REQUIREMENT:
Quote only the lines from the top of the listing below down to and including the line with "const RED = '#ff8c8c';".

* * * *

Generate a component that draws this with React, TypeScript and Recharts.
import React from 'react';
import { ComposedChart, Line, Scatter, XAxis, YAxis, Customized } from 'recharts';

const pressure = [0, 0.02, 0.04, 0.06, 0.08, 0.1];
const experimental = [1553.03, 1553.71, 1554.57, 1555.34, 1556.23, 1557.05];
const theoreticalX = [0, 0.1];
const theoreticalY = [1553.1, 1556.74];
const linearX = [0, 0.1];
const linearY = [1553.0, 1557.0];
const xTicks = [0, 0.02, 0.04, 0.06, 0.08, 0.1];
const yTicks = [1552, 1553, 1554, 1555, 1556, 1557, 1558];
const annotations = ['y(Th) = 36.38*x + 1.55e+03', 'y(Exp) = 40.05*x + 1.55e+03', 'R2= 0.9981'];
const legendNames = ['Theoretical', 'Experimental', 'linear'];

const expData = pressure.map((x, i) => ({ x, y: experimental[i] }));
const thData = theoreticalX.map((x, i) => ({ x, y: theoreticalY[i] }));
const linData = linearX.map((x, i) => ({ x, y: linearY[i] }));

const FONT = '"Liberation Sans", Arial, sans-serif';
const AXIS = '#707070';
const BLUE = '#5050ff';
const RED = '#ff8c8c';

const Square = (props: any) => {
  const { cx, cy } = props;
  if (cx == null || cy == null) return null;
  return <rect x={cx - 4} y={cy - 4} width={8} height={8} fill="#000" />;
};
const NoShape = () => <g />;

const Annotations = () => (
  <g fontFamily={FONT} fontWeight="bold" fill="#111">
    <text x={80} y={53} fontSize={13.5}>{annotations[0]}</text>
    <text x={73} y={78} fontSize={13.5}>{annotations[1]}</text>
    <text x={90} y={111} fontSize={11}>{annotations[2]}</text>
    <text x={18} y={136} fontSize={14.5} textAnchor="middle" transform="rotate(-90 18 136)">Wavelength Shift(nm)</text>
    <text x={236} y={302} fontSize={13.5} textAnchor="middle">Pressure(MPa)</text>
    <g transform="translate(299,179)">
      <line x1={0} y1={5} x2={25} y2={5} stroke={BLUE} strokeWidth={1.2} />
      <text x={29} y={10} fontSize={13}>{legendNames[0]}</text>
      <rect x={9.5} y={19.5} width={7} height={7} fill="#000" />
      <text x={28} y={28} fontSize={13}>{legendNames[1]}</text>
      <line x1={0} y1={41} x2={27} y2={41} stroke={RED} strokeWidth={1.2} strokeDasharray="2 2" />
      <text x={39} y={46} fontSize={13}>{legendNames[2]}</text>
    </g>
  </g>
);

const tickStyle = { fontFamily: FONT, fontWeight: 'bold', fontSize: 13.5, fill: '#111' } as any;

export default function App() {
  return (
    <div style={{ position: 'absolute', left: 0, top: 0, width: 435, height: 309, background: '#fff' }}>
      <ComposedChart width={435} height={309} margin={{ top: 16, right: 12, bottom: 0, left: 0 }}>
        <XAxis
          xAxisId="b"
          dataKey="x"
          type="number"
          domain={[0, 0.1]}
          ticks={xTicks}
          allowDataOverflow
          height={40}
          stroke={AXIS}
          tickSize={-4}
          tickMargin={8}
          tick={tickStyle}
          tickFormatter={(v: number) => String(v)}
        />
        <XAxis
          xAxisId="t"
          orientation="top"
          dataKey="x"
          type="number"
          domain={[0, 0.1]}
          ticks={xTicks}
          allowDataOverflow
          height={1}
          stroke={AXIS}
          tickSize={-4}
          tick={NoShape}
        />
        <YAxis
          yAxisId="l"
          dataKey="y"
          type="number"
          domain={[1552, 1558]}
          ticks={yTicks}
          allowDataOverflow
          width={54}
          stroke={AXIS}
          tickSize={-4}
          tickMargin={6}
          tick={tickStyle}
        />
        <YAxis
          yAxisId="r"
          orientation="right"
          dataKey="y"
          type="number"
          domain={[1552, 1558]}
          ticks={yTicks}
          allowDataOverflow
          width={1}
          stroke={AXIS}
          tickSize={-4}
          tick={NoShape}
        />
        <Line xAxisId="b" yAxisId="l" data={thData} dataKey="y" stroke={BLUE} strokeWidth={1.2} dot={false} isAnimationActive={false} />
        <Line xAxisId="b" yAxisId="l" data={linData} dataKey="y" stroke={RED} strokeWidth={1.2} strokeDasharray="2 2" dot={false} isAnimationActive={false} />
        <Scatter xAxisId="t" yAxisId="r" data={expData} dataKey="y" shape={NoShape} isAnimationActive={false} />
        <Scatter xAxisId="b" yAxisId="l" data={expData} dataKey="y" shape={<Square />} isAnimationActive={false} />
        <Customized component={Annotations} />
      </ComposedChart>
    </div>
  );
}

* * * *

FINAL RESULT:
Generate a component that draws this with React, TypeScript and Recharts.
import React from 'react';
import { ComposedChart, Line, Scatter, XAxis, YAxis, Customized } from 'recharts';

const pressure = [0, 0.02, 0.04, 0.06, 0.08, 0.1];
const experimental = [1553.03, 1553.71, 1554.57, 1555.34, 1556.23, 1557.05];
const theoreticalX = [0, 0.1];
const theoreticalY = [1553.1, 1556.74];
const linearX = [0, 0.1];
const linearY = [1553.0, 1557.0];
const xTicks = [0, 0.02, 0.04, 0.06, 0.08, 0.1];
const yTicks = [1552, 1553, 1554, 1555, 1556, 1557, 1558];
const annotations = ['y(Th) = 36.38*x + 1.55e+03', 'y(Exp) = 40.05*x + 1.55e+03', 'R2= 0.9981'];
const legendNames = ['Theoretical', 'Experimental', 'linear'];

const expData = pressure.map((x, i) => ({ x, y: experimental[i] }));
const thData = theoreticalX.map((x, i) => ({ x, y: theoreticalY[i] }));
const linData = linearX.map((x, i) => ({ x, y: linearY[i] }));

const FONT = '"Liberation Sans", Arial, sans-serif';
const AXIS = '#707070';
const BLUE = '#5050ff';
const RED = '#ff8c8c';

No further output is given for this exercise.